Just as in real life, actions speak louder than words. We learn about our character through his actions. Is he the type to spill wine on the carpet or the type to clean it up? Does he go well-packed and prepared for a holiday or does he hastily throw a few things in a suitcase last minute before catching his flight? What is left unsaid is equally important, leaving each reader to fill in some of the experience for himself. This makes his experience unique.
Making each character unique
Average people are all much alike. A type is more exceptional than he is average. Typical people are different from each other. By using typical characters, you distinguish them from the other characters. Each one stands out from the crowd for different reasons. The cast is interesting, because of its great variation.

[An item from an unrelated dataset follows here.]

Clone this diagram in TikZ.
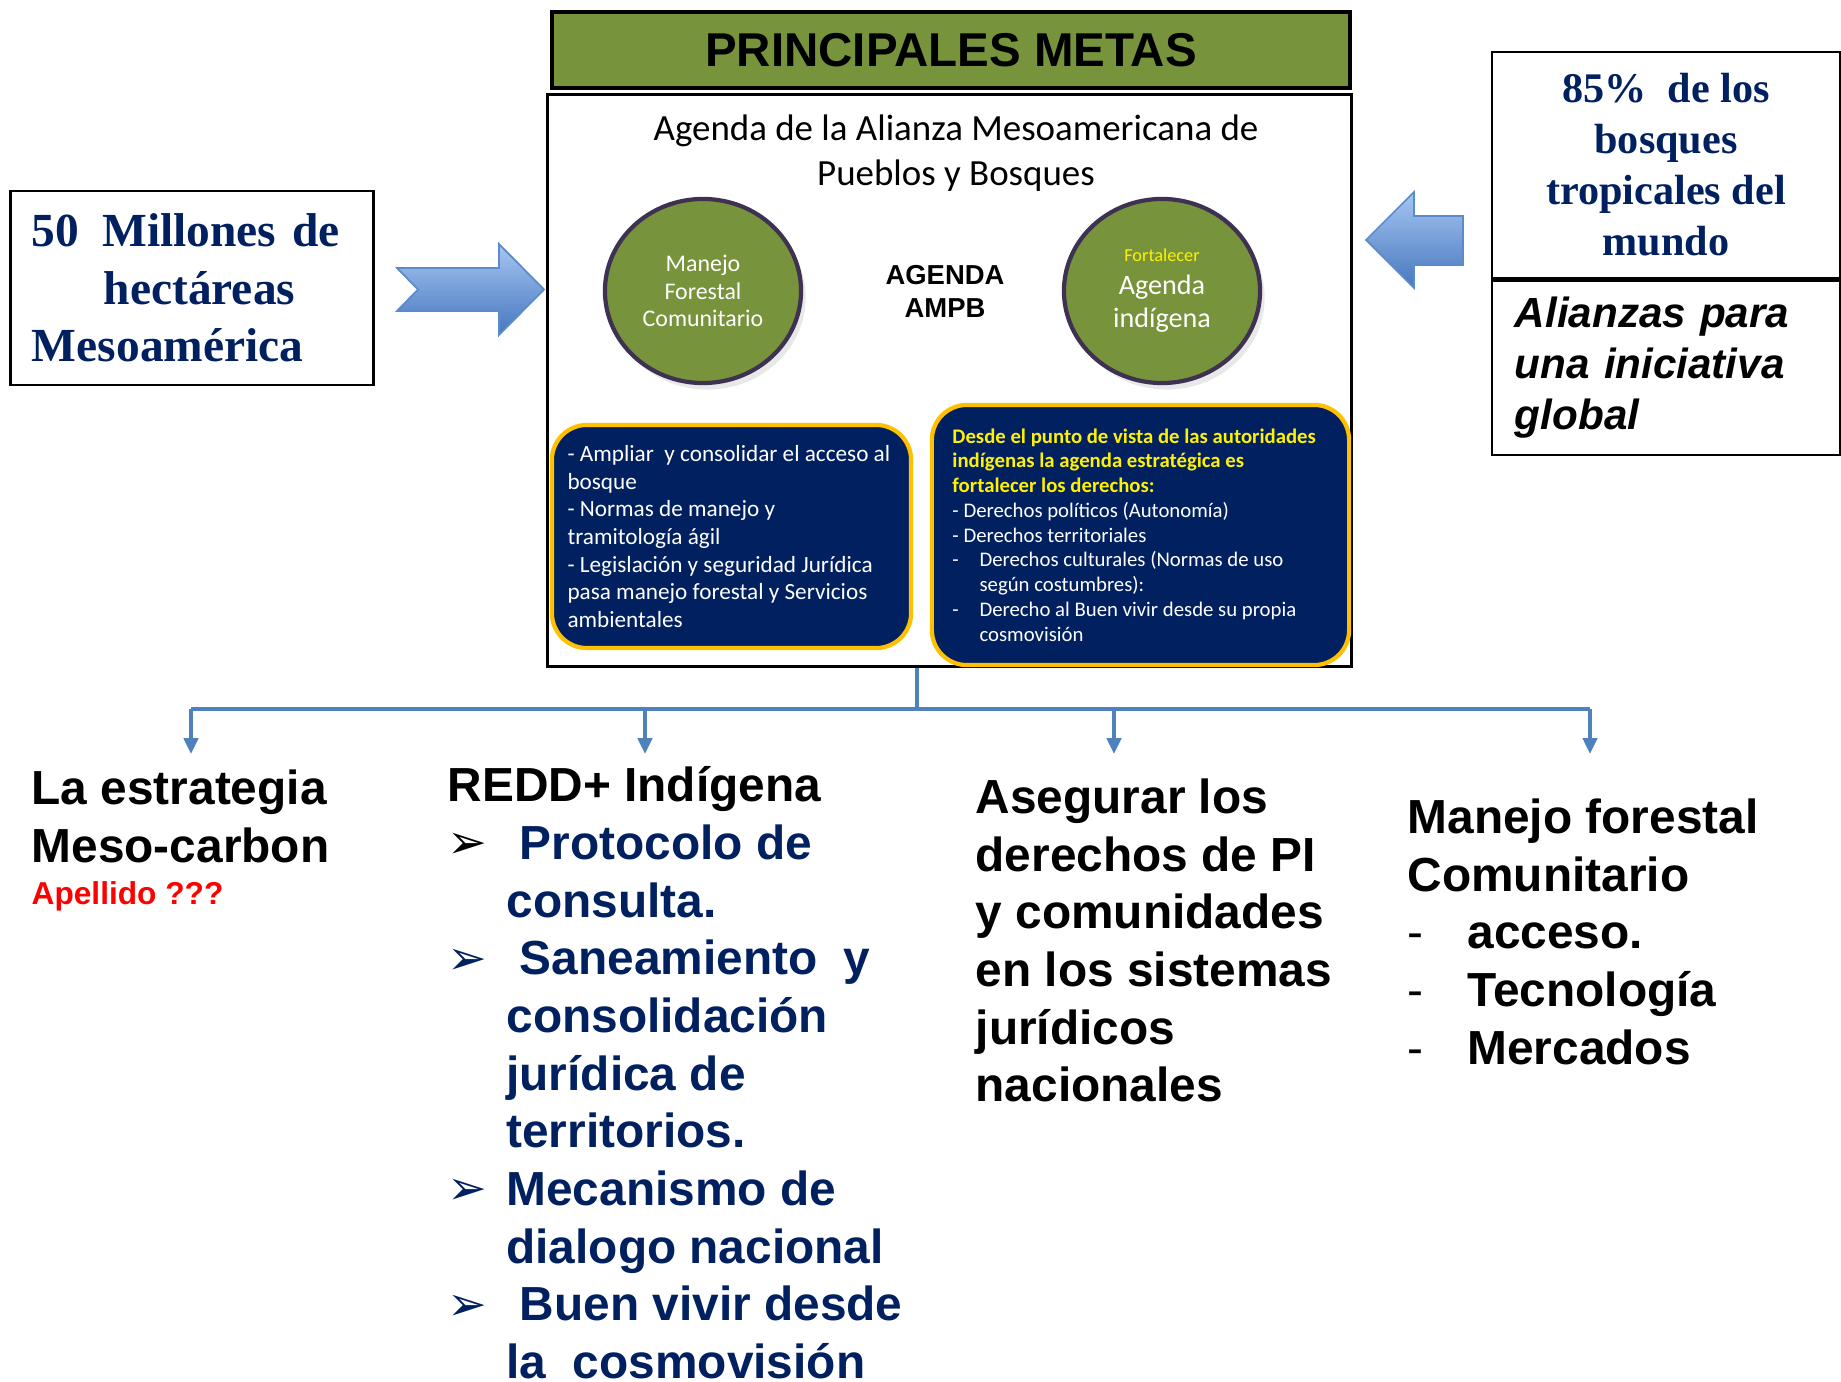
\documentclass[tikz,border=0pt]{standalone}
\usepackage{fontspec}
\setmainfont{Liberation Sans}
\newfontfamily\timesfont{Liberation Serif}
\newfontfamily\calfont{Carlito}
\newfontfamily\dingfont{DejaVu Sans}
\usetikzlibrary{shapes.geometric,arrows.meta,positioning,shadows}
\definecolor{metagreen}{HTML}{77933C}
\definecolor{deepnavy}{HTML}{002060}
\definecolor{goldline}{HTML}{FFC000}
\definecolor{treeblue}{HTML}{4F81BD}
\definecolor{ringdark}{HTML}{3F3151}
\definecolor{arrowlight}{HTML}{A6C6F2}
\definecolor{arrowdark}{HTML}{4677BE}
\definecolor{arrowedge}{HTML}{5B8BCB}
\newcommand{\bigtxt}{\fontsize{13.6}{16.4}\selectfont\bfseries}
\newcommand{\arrowbul}{\makebox[16.7pt][l]{\raisebox{0.2pt}{\dingfont\fontsize{13.5}{13.5}\selectfont ➢}}}
\newcommand{\dashbul}{\makebox[17pt][l]{\mdseries -}}

\begin{document}
\begin{tikzpicture}[x=0.01cm,y=-0.01cm,
    goalbox/.style={draw,line width=0.8pt,inner sep=0},
    ring/.style={ellipse,fill=metagreen,draw=ringdark,line width=1.2pt,minimum width=1.96cm,minimum height=1.84cm,inner sep=0,text=white,align=center,drop shadow={opacity=0.18,shadow xshift=0.25ex,shadow yshift=-0.35ex}},
    navybox/.style={rectangle,rounded corners=0.35cm,fill=deepnavy,draw=goldline,line width=1.2pt,inner sep=0},
    coltext/.style={anchor=north west,align=left,inner sep=0,font=\bigtxt},
    tree/.style={draw=treeblue,line width=1.1pt},
    blockarrow/.style={top color=arrowlight,bottom color=arrowdark,draw=arrowedge,line width=0.5pt}]
            \useasboundingbox (0,0) rectangle (1841,1382);
            \node[goalbox,fill=metagreen,line width=1.2pt,minimum width=7.98cm,minimum height=0.76cm,font=\fontsize{13.5}{16}\selectfont\bfseries] (metas) at (951,50) {PRINCIPALES METAS};
            \node[goalbox,minimum width=8.03cm,minimum height=5.71cm] (agenda) at (949.5,380.5) {};
            \node[font=\calfont\fontsize{10.5}{12.7}\selectfont,align=center] (agtitle) at (956,153) {Agenda de la Alianza Mesoamericana de\\Pueblos y Bosques};
            \node[ring,font=\calfont\fontsize{6.8}{7.9}\selectfont] (mfc) at (703,291) {Manejo\\Forestal\\Comunitario};
            \node[ring,font=\calfont\fontsize{8}{9.4}\selectfont] (indig) at (1162,291) {\textcolor{yellow}{\fontsize{5.2}{6.5}\selectfont Fortalecer}\\Agenda\\indígena};
            \node[font=\fontsize{7.8}{9.4}\selectfont\bfseries,align=center] (ampb) at (945,291) {AGENDA\\AMPB};
            \node[navybox,minimum width=3.59cm,minimum height=2.23cm] (mfcbox) at (731.5,536.5) {};
            \node[anchor=west,align=left,inner sep=0,text=white,font=\calfont\fontsize{6.6}{7.85}\selectfont] (mfctxt) at ([xshift=0.17cm]mfcbox.west) {- Ampliar\ \ y consolidar el acceso al\\bosque\\- Normas de manejo y\\tramitología ágil\\- Legislación y seguridad Jurídica\\pasa manejo forestal y Servicios\\ambientales};
            \node[navybox,minimum width=4.17cm,minimum height=2.60cm] (indbox) at (1140.5,535) {};
            \node[anchor=west,align=left,inner sep=0,text=white,font=\calfont\fontsize{5.9}{7.05}\selectfont] (indtxt) at ([xshift=0.22cm]indbox.west) {\textcolor{yellow}{\bfseries Desde el punto de vista de las autoridades}\\\textcolor{yellow}{\bfseries indígenas la agenda estratégica es}\\\textcolor{yellow}{\bfseries fortalecer los derechos:}\\- Derechos políticos (Autonomía)\\- Derechos territoriales\\\makebox[7.7pt][l]{-}Derechos culturales (Normas de uso\\\hspace*{7.7pt}según costumbres):\\\makebox[7.7pt][l]{-}Derecho al Buen vivir desde su propia\\\hspace*{7.7pt}cosmovisión};
            \node[goalbox,text width=3.2cm,inner xsep=0.21cm,minimum height=1.94cm,align=left,text=deepnavy,font=\timesfont\fontsize{13.5}{16.4}\selectfont\bfseries] (hect) at (192,288) {50\hspace{6.5pt}Millones de\\\hspace*{20.4pt}hectáreas\\Mesoamérica};
            \node[goalbox,minimum width=3.48cm,minimum height=2.26cm,align=center,text=deepnavy,font=\timesfont\fontsize{12}{14.5}\selectfont\bfseries] (bosq) at (1666,165) {85\%\ \ de los\\bosques\\tropicales del\\mundo};
            \node[goalbox,below=0pt of bosq,text width=3.02cm,inner xsep=0.23cm,minimum height=1.74cm,align=left,font=\fontsize{12}{14.5}\selectfont\bfseries\itshape] (alian) {Alianzas para\\una iniciativa\\global};
            \shadedraw[blockarrow] (397,268) -- (499,268) -- (499,244) -- (544,289.5) -- (499,335) -- (499,311) -- (397,311) -- (418,289.5) -- cycle;
            \shadedraw[blockarrow] (1463,216) -- (1414,216) -- (1414,192) -- (1366,240) -- (1414,288) -- (1414,265) -- (1463,265) -- cycle;
            \coordinate (hub) at (917,709);
            \draw[tree] (agenda.south -| hub) -- (hub);
            \foreach \k/\xx in {1/191,2/645,3/1114,4/1590} {
                \coordinate (top\k) at (\xx,709);
                \coordinate (tip\k) at (\xx,754);
            }
            \draw[tree] (top1) -- (top4);
            \foreach \k in {1,...,4}
                \draw[tree,-{Triangle[width=4pt,length=4.5pt]}] (top\k) -- (tip\k);
            \node[coltext] (meso) at (31,769) {La estrategia\\Meso-carbon};
            \node[coltext,text=red,font=\fontsize{9}{11}\selectfont\bfseries] (apell) at (31,881) {Apellido ???};
            \node[coltext,text=deepnavy] (redd) at (447,766) {\textcolor{black}{REDD+ Indígena}\\
                \textcolor{black}{\arrowbul} Protocolo de\\\hspace*{16.7pt}consulta.\\
                \arrowbul{} Saneamiento\ \ y\\\hspace*{16.7pt}consolidación\\\hspace*{16.7pt}jurídica de\\\hspace*{16.7pt}territorios.\\
                \arrowbul Mecanismo de\\\hspace*{16.7pt}dialogo nacional\\
                \arrowbul{} Buen vivir desde\\\hspace*{16.7pt}la\ \ cosmovisión};
            \node[coltext] (asegurar) at (975,778) {Asegurar los\\derechos de PI\\y comunidades\\en los sistemas\\jurídicos\\nacionales};
            \node[coltext] (manejo) at (1407,798) {Manejo forestal\\Comunitario\\\dashbul acceso.\\\dashbul Tecnología\\\dashbul Mercados};
        \end{tikzpicture}
\end{document}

Typical people:
- Based on body-shape: endomorph (jolly fatty), mesomorph (the jock), ectomorph (the thin nervous geek).
- Based on plot cliché: for example, the western sheriff that lost his nerve
- Based on stereotypes: the drunk Irish man.
Note: These steps do not need to be followed in any specific order, but all steps need to be fulfilled for a character to come to live in the mind of the reader.
● Choose details that create strong visual images.
● Choose details that add up to an accurate, coherent impression of your character’s personality.
● Use word choices that further reinforce this impression.
● Don’t choose too many details. Quality is more effective than quantity.
● Use your effective details the first time we encounter your character, so we will want to keep on reading.
- Don’t start your character with a mental recap of some inciting incident after it occurred, actually, try to avoid starting the character with ramblings about some past trauma all together.
- Don’t take us through the dreams of your character unless dreams are somehow an essential part of how magic works (or something). Having characters dream is a mistake made by many beginner writers. Often it adds no true additional value or meaning to the story.
Dixon, D. (1996) GMC: Goal, Motivation, and Conflict.
Hill, R. (1977) Writing in General and the Short Story in Particular: An Informal Textbook.